Facciamo festa: Dio è disceso tra noi!




È diventato un luogo comune riproporre ad ogni Natale la medesima reprimenda sul consumismo e lo spreco. Troppo cibo, troppe spese per i regali, troppe vacanze, troppi impegni famigliari: in una parola, “troppo”, di ogni cosa! Non vengono risparmiati neanche gli alberi e i presepi, anch’essi gravati dal troppo: troppi gingilli, troppe luci e statuine, troppi fili multicolori, troppi svaghi fiabeschi e via dicendo. Al di là della legittimità o meno di queste riserve, si possono comunque interpretare tutti questi scenari colorati e brillanti — sempre calibrati sulla misura della bellezza e dell’armonia e non sulla dismisura dell’esibizione vanesia di beni in eccesso — anche come un’espressione visibile e palpabile di un momento cardine che segna un passaggio di valore epocale ed universale.
L’uomo è da sempre abituato, fin dai primordi della civiltà, a festeggiare gli eventi straordinari anche con l’allestimento di scenari di grande ricchezza e bellezza e di una serie di “liturgie” magnifiche pensate per onorare la prosperità o la provvidenzialità di un evento felice. Forse anche tutto l’apparato di luci, cibi, doni, musiche e tradizioni che accompagna il Natale può essere visto come il segno visibile di un “avvento” che non ha paragoni nella storia dell’uomo e del mondo e che, come tale, va festeggiato degnamente. Non si accoglie un ospite nascondendo le proprie risorse, ma attingendo ad esse per onorare anche corporalmente la sua visita: nessuna tradizione prescrive di nascondere i propri beni e di imbandire una tavola spoglia e misera a coloro che onorano la nostra casa con una visita. Anzi: si spazza ogni angolo della dimora, perché sia linda, pulita e profumata; si bruciano aromi e si imbandiscono vivande delle più buone e preparate con cura ed amore; si accendono luminarie in tutta la casa e si dedica una cura speciale anche alla propria persona indossando gli abiti della festa così da riuscire gradevoli ai nostri ospiti.

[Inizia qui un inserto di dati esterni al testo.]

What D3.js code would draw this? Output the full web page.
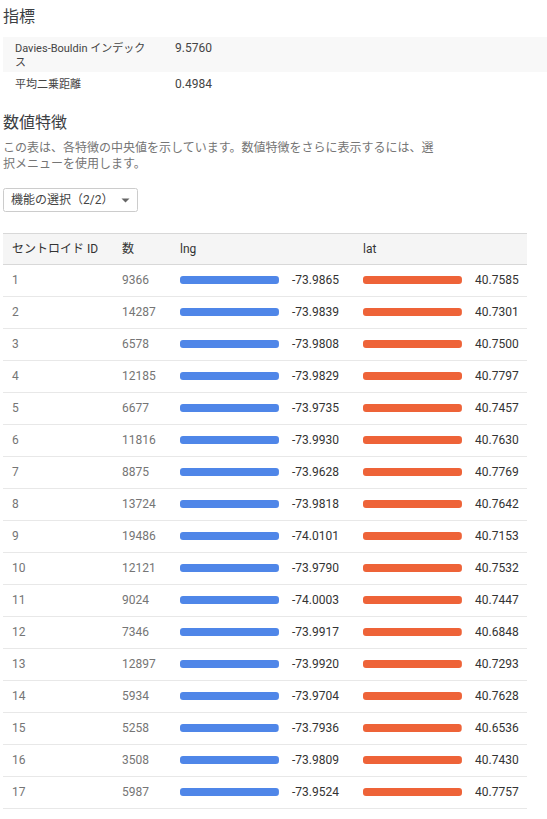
<!DOCTYPE html>
<html lang="ja">
<head>
<meta charset="utf-8">
<script src="https://cdn.jsdelivr.net/npm/d3@7"></script>
<style>
  html, body { margin: 0; padding: 0; background: #fff; overflow: hidden; }
  svg { display: block; }
  text { font-family: Roboto, "Noto Sans CJK JP", sans-serif; font-size: 12px; dominant-baseline: central; }
  .title { font-size: 16px; fill: #3c4043; }
</style>
</head>
<body>
<div id="chart"></div>
<script>
const centroidIds = [1, 2, 3, 4, 5, 6, 7, 8, 9, 10, 11, 12, 13, 14, 15, 16, 17];
const counts = [9366, 14287, 6578, 12185, 6677, 11816, 8875, 13724, 19486, 12121, 9024, 7346, 12897, 5934, 5258, 3508, 5987];
const lng = [-73.9865, -73.9839, -73.9808, -73.9829, -73.9735, -73.9930, -73.9628, -73.9818, -74.0101, -73.9790, -74.0003, -73.9917, -73.9920, -73.9704, -73.7936, -73.9809, -73.9524];
const lat = [40.7585, 40.7301, 40.7500, 40.7797, 40.7457, 40.7630, 40.7769, 40.7642, 40.7153, 40.7532, 40.7447, 40.6848, 40.7293, 40.7628, 40.6536, 40.7430, 40.7757];
const headers = ['セントロイド ID', '数', 'lng', 'lat'];
const metricNames = [['Davies-Bouldin インデック', 'ス'], ['平均二乗距離']];
const metricValues = ['9.5760', '0.4984'];
const descLines = [
  'この表は、各特徴の中央値を示しています。数値特徴をさらに表示するには、選',
  '択メニューを使用します。'
];

const WIDTH = 547;
const HEIGHT = 819;
const BLUE = '#4f86e8';
const ORANGE = '#ee6338';

const svg = d3.select('#chart').append('svg').attr('width', WIDTH).attr('height', HEIGHT);

// ─── METRICS ───
svg.append('text').attr('class', 'title').attr('x', 3).attr('y', 16).text('指標');

svg.append('rect').attr('x', 3).attr('y', 37).attr('width', WIDTH - 3).attr('height', 35).attr('fill', '#f8f8f8');

metricNames.forEach((lines, i) => {
  const y0 = i === 0 ? 48 : 84;
  lines.forEach((line, j) => {
    svg.append('text').attr('x', 15).attr('y', y0 + j * 14).attr('fill', '#444')
      .style('font-size', '11px').text(line);
  });
  svg.append('text').attr('x', 175).attr('y', y0).attr('fill', '#444').text(metricValues[i]);
});

// ─── DESCRIPTION + SELECT ───
svg.append('text').attr('class', 'title').attr('x', 3).attr('y', 122).text('数値特徴');

descLines.forEach((line, i) => {
  svg.append('text').attr('x', 3).attr('y', 148 + i * 16).attr('fill', '#757575').text(line);
});

svg.append('rect').attr('x', 3.5).attr('y', 188.5).attr('width', 134).attr('height', 23).attr('rx', 2)
  .attr('fill', '#fff').attr('stroke', '#ccc');
svg.append('text').attr('x', 11).attr('y', 200).attr('fill', '#444').text('機能の選択（2/2）');
svg.append('path').attr('d', 'M121.5,198.5 L129.5,198.5 L125.5,202.5 Z').attr('fill', '#666');

// ─── TABLE ───
const tableX = 3;
const tableW = 524;
const headerTop = 233;
const rowH = 32;
const headerBottom = 264;

const rowScale = d3.scaleBand()
  .domain(centroidIds)
  .range([headerBottom, headerBottom + rowH * centroidIds.length]);

const lngScale = d3.scaleLinear().domain([0, d3.max(lng, d => Math.abs(d))]).range([0, 99]);
const latScale = d3.scaleLinear().domain([0, d3.max(lat)]).range([0, 99]);

svg.append('rect').attr('x', tableX).attr('y', headerTop).attr('width', tableW)
  .attr('height', headerBottom - headerTop).attr('fill', '#f5f5f5');
[headerTop, headerBottom].forEach(y => {
  svg.append('line').attr('x1', tableX).attr('x2', tableX + tableW)
    .attr('y1', y + 0.5).attr('y2', y + 0.5).attr('stroke', '#d8d8d8');
});

const headerX = [12, 122, 180, 363];
svg.selectAll('.header').data(headers).enter().append('text')
  .attr('class', 'header')
  .attr('x', (d, i) => headerX[i])
  .attr('y', 249)
  .attr('fill', '#333')
  .text(d => d);

const rows = svg.selectAll('.row').data(centroidIds).enter().append('g')
  .attr('class', 'row')
  .attr('transform', d => `translate(0,${rowScale(d)})`);

rows.append('line')
  .attr('x1', tableX).attr('x2', tableX + tableW)
  .attr('y1', rowH + 0.5).attr('y2', rowH + 0.5)
  .attr('stroke', '#e8e8e8');

const midY = rowH / 2;

rows.append('text').attr('x', 12).attr('y', midY).attr('fill', '#757575').text(d => d);
rows.append('text').attr('x', 122).attr('y', midY).attr('fill', '#757575').text((d, i) => counts[i]);

rows.append('rect').attr('x', 180).attr('y', midY - 4).attr('height', 8).attr('rx', 3)
  .attr('width', (d, i) => lngScale(Math.abs(lng[i]))).attr('fill', BLUE);
rows.append('text').attr('x', 292).attr('y', midY).attr('fill', '#333')
  .text((d, i) => lng[i].toFixed(4));

rows.append('rect').attr('x', 363).attr('y', midY - 4).attr('height', 8).attr('rx', 3)
  .attr('width', (d, i) => latScale(lat[i])).attr('fill', ORANGE);
rows.append('text').attr('x', 475).attr('y', midY).attr('fill', '#333')
  .text((d, i) => lat[i].toFixed(4));
</script>
</body>
</html>
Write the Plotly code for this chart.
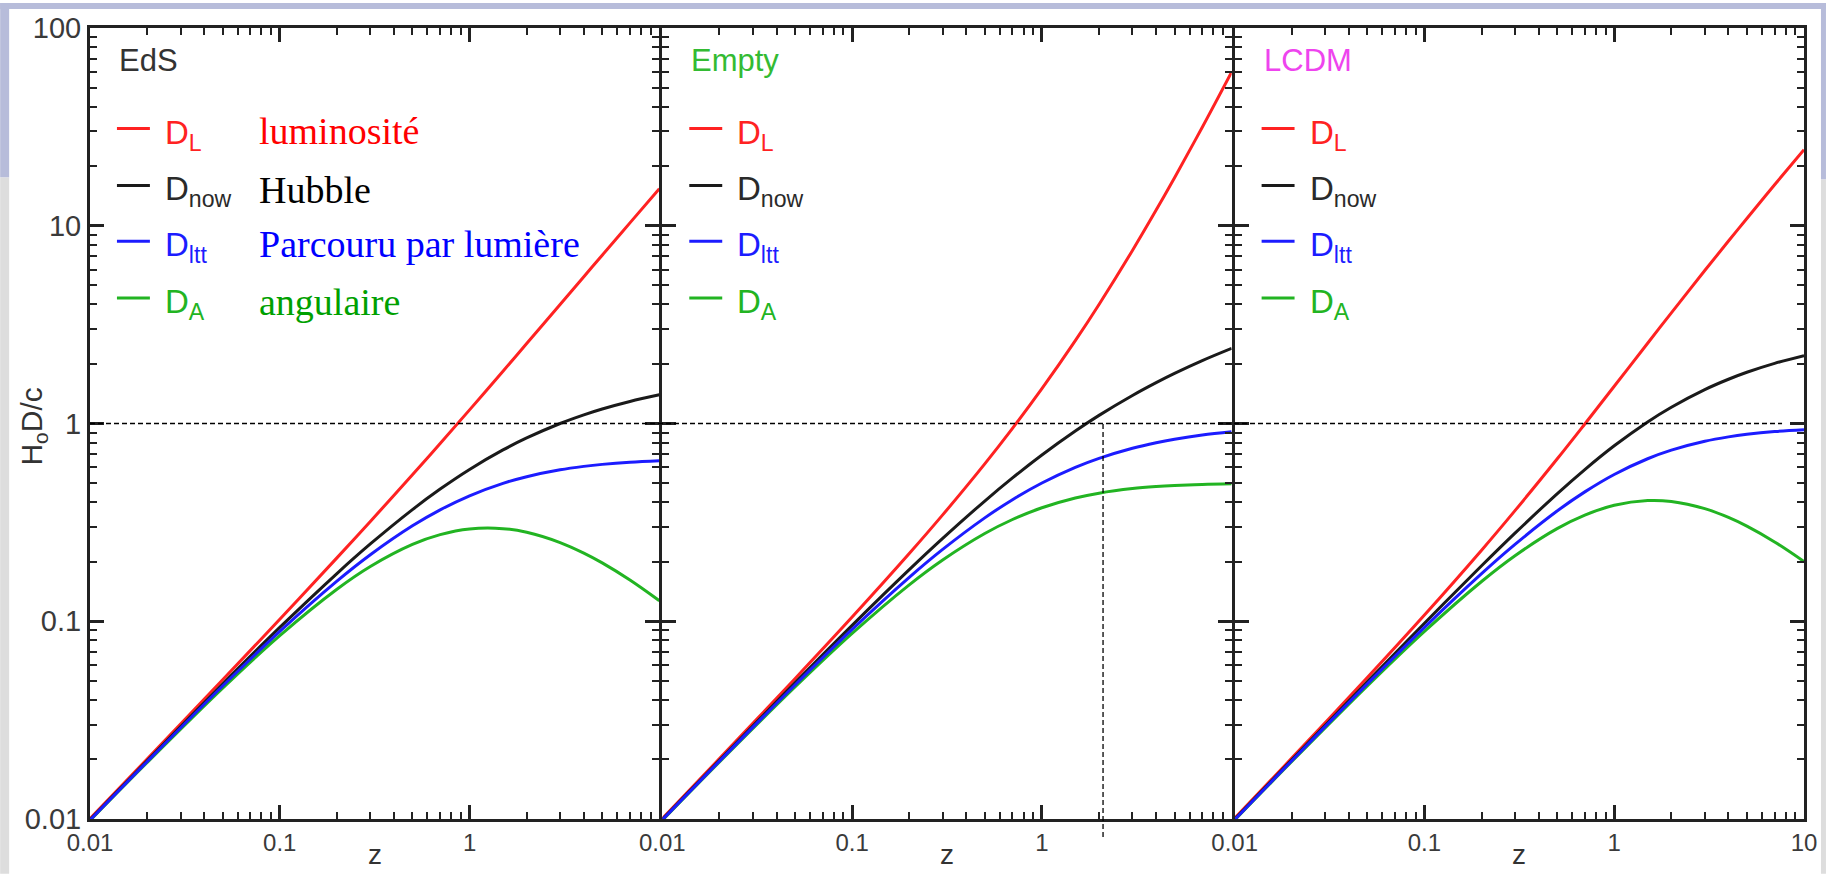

Certamente siamo abituati a pensare alla povertà dell’Incarnazione di Dio in un bambino fragilissimo deposto nella mangiatoia di una capanna perché si riscaldi nella paglia e nel tepore del respiro del bue e dell’asinello. Ma come dimenticare gli angeli che incoronano la capanna e che levano il Gloria al Cielo, invitando tutte le creature a magnificare il Signore che viene a salvare il mondo? E i magi con i loro ricchi doni deposti ai piedi del Bambino? E la stella sfolgorante che solca il cielo come una splendida nave tutta d’oro in un mare di lapislazzuli? Povertà e ricchezza si dividono equamente la scena, richiamando gli uomini alla semplicità e all’umiltà nell’atto stesso con cui li spronano a vivere la Notte Santa omaggiando il Bambino con tutti gli onori degni di un Dio e della sua Gloria. Ciò che conta è lo spirito con cui ci prepariamo alla sua Venuta, perché è lo spirito che colma di significati autentici o meno i nostri atti e le nostre scelte. Posso onorare la povertà con le labbra, ma nascondendo in petto un cuore avido e avaro. Come posso ammantarmi di vesti preziose e circondarmi di cose belle, custodendo nell’intimo un’anima umile, povera e semplice. Ciò che conta è l’essenza delle cose, non l’apparenza. Per questo ha un suo significato anche la tanto vituperata “ricchezza” con cui allestiamo e viviamo il nostro Natale. Un albero ben addobbato, un presepe così ricco di statuine e di luci da sembrare un vero villaggio, un pranzo buono e abbondante, non possono pregiudicare il senso del Natale: dobbiamo fare festa perché nel mondo è entrata una luce quale mai si è vista né si vedrà all’orizzonte del mondo e dell’universo tutto.
Lo stesso Gesù invita i suoi a fare festa finché è con loro. Ogni cosa a suo tempo! Verranno giorni bui e tristi, velati da un senso greve di morte e di disperazione. E in quei giorni si faranno digiuni nell’attesa del sommo sacrificio. Ma neanche questo buio durerà e dopo tre giorni la luce, compimento di quel primo fulgore disceso sulla terra nella Notte Santa con il suo carico di magnifiche promesse, squarcerà per sempre le tenebre della morte. Adesso siamo nella gioia e la luce inonda i nostri volti assetati di speranza. Perché non fare festa? Con sapienza e senso della misura, ma anche con generosità e passione, in vista del sommo Bene incarnato davanti al quale ci inginocchiamo adoranti da quasi due millenni, nell’attesa del Grande Giorno in cui spariranno per sempre la miseria e il dolore e tutto sarà splendore, luce, gioia perfetta e bellezza perenne.